QCP Capital Predicts Surge in Liquidity for High-Risk Assets

Analysts at QCP Capital foresee a surge in liquidity favoring high-risk assets in the coming period.

In a report dated February 16, experts express optimism as liquidity returns to risk assets, although they caution that stable inflation rates above 3% present a downside risk that could amplify market volatility.

“To cater to investors maintaining a bullish stance while becoming increasingly defensive against potential downturns at current levels, we offer an Upside Participation Structure (UPS) providing 100% protection on the principal investment amount while leveraging the upside potential using yields,” stated QCP Capital analysts.

The recent uptick in CME margin requirements has emerged as a significant trigger for volatility, according to analysts. This adjustment caught leveraged traders off-guard, resulting in widespread short covering during the relatively thinly traded Lunar New Year weekend.

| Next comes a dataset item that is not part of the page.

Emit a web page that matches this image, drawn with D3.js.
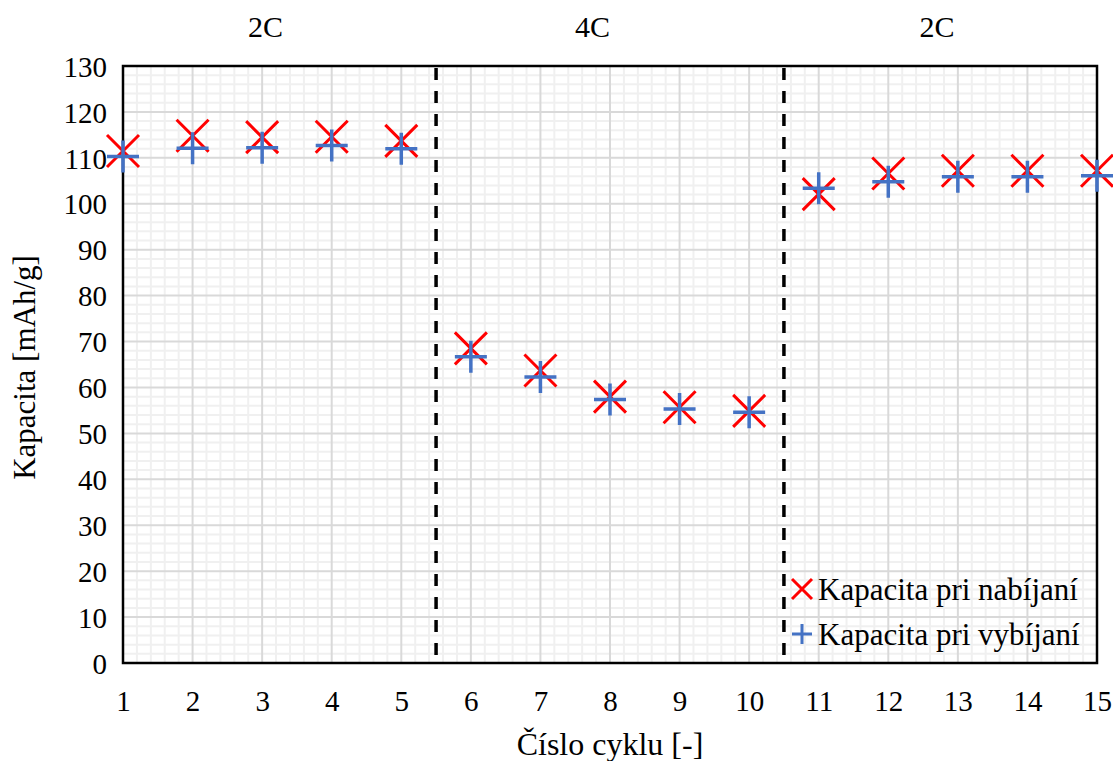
<!DOCTYPE html>
<html><head><meta charset="utf-8">
<script src="https://cdn.jsdelivr.net/npm/d3@7"></script>
<style>body{margin:0;background:#fff}svg{display:block}text{font-family:"Liberation Serif","Times New Roman",serif;fill:#000}</style>
</head><body>
<svg id="c" width="1113" height="761"></svg>
<script>
const cycles = [1,2,3,4,5,6,7,8,9,10,11,12,13,14,15];
const charge = [111.5,114.8,114.5,114.6,113.7,68.5,63.7,58.0,55.7,54.9,102.1,106.6,107.2,107.2,107.2];
const discharge = [110.3,112.1,112.2,112.7,112.0,66.7,62.3,57.4,55.3,54.6,103.4,104.8,105.9,105.9,106.1];
const yTicks = [0,10,20,30,40,50,60,70,80,90,100,110,120,130];
const phaseLabels = ["2C","4C","2C"];
const phaseCenters = [3.05,7.75,12.7];
const phaseBounds = [5.5,10.5];
const seriesNames = ["Kapacita pri nabíjaní","Kapacita pri vybíjaní"];

const svg = d3.select("#c");
const L=123,R=1097,T=66,B=663;
const x = d3.scaleLinear().domain([1,15]).range([L,R]);
const y = d3.scaleLinear().domain([0,130]).range([B,T]);
const g = svg.append("g");

// minor grid
const xMinor = d3.range(1,15.001,0.2).filter(v=>Math.abs(v-Math.round(v))>1e-6);
const yMinor = d3.range(0,130.001,2).filter(v=>v%10!==0);
g.selectAll(".xm").data(xMinor).join("line").attr("x1",d=>x(d)).attr("x2",d=>x(d)).attr("y1",T).attr("y2",B).attr("stroke","#f0f0f0").attr("stroke-width",2);
g.selectAll(".ym").data(yMinor).join("line").attr("y1",d=>y(d)).attr("y2",d=>y(d)).attr("x1",L).attr("x2",R).attr("stroke","#f0f0f0").attr("stroke-width",2);
// major grid
g.selectAll(".xM").data(cycles).join("line").attr("x1",d=>x(d)).attr("x2",d=>x(d)).attr("y1",T).attr("y2",B).attr("stroke","#d9d9d9").attr("stroke-width",2);
g.selectAll(".yM").data(yTicks).join("line").attr("y1",d=>y(d)).attr("y2",d=>y(d)).attr("x1",L).attr("x2",R).attr("stroke","#d9d9d9").attr("stroke-width",2);

// dashed boundaries
g.selectAll(".db").data(phaseBounds).join("line").attr("x1",d=>x(d)).attr("x2",d=>x(d)).attr("y1",T+2).attr("y2",B)
 .attr("stroke","#000").attr("stroke-width",3.5).attr("stroke-dasharray","12,11");

// frame
g.append("rect").attr("x",L).attr("y",T).attr("width",R-L).attr("height",B-T).attr("fill","none").attr("stroke","#000").attr("stroke-width",2.5);

// axes
const xAxis = d3.axisBottom(x).tickValues(cycles).tickSize(0).tickPadding(27).tickFormat(d3.format("d"));
const ax = svg.append("g").attr("transform",`translate(0,${B})`).call(xAxis);
ax.select(".domain").remove();
ax.selectAll("text").style("font-size","29px").style("font-family","Liberation Serif").attr("fill","#000");
const yAxis = d3.axisLeft(y).tickValues(yTicks).tickSize(0).tickPadding(16);
const ay = svg.append("g").attr("transform",`translate(${L},0)`).call(yAxis);
ay.select(".domain").remove();
ay.selectAll("text").style("font-size","29px").style("font-family","Liberation Serif").attr("fill","#000").attr("dy","0.35em");

// titles
svg.append("text").attr("x",610).attr("y",755).attr("text-anchor","middle").style("font-size","32px").text("Číslo cyklu [-]");
svg.append("text").attr("transform",`translate(35,${(T+B)/2+3}) rotate(-90)`).attr("text-anchor","middle").style("font-size","31px").text("Kapacita [mAh/g]");
svg.selectAll(".ph").data(phaseLabels).join("text").attr("x",(d,i)=>x(phaseCenters[i])).attr("y",37).attr("text-anchor","middle").style("font-size","30px").text(d=>d);

// markers
const s=16;
const mk = svg.append("g");
cycles.forEach((c,i)=>{
  const cx=x(c), cy=y(charge[i]);
  mk.append("path").attr("d",`M${cx-s},${cy-s}L${cx+s},${cy+s}M${cx-s},${cy+s}L${cx+s},${cy-s}`).attr("stroke","#ff0000").attr("stroke-width",3).attr("fill","none");
});
cycles.forEach((c,i)=>{
  const cx=x(c), cy=y(discharge[i]);
  mk.append("path").attr("d",`M${cx-s},${cy}L${cx+s},${cy}M${cx},${cy-s}L${cx},${cy+s}`).attr("stroke","#4472c4").attr("stroke-width",3.5).attr("fill","none");
});

// legend
const lg = svg.append("g");
const ls=10, lx=802;
const ly=[589,634];
lg.append("path").attr("d",`M${lx-ls},${ly[0]-ls}L${lx+ls},${ly[0]+ls}M${lx-ls},${ly[0]+ls}L${lx+ls},${ly[0]-ls}`).attr("stroke","#ff0000").attr("stroke-width",3);
lg.append("path").attr("d",`M${lx-ls},${ly[1]}L${lx+ls},${ly[1]}M${lx},${ly[1]-ls}L${lx},${ly[1]+ls}`).attr("stroke","#4472c4").attr("stroke-width",3);
lg.selectAll(".lt").data(seriesNames).join("text").attr("x",818).attr("y",(d,i)=>ly[i]).attr("dy","0.35em").style("font-size","31px").text(d=>d);
</script>
</body></html>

Consequently, both spot and forward prices experienced an increase.

“The forward spread trade in BTC has now returned to approximately 11-12% annually,” the QCP Capital report highlights.

Earlier assessments from QCP Capital suggested that a notable accumulation of positions on call options, ranging from $60,000 to $80,000, alongside a surge in demand for ETFs, could propel Bitcoin (BTC) to all-time highs (ATH) as soon as March. QCP Capital elucidated that the dynamics within the options market, coupled with the breakout above $50,000, were fueled by heightened demand for spot ETFs.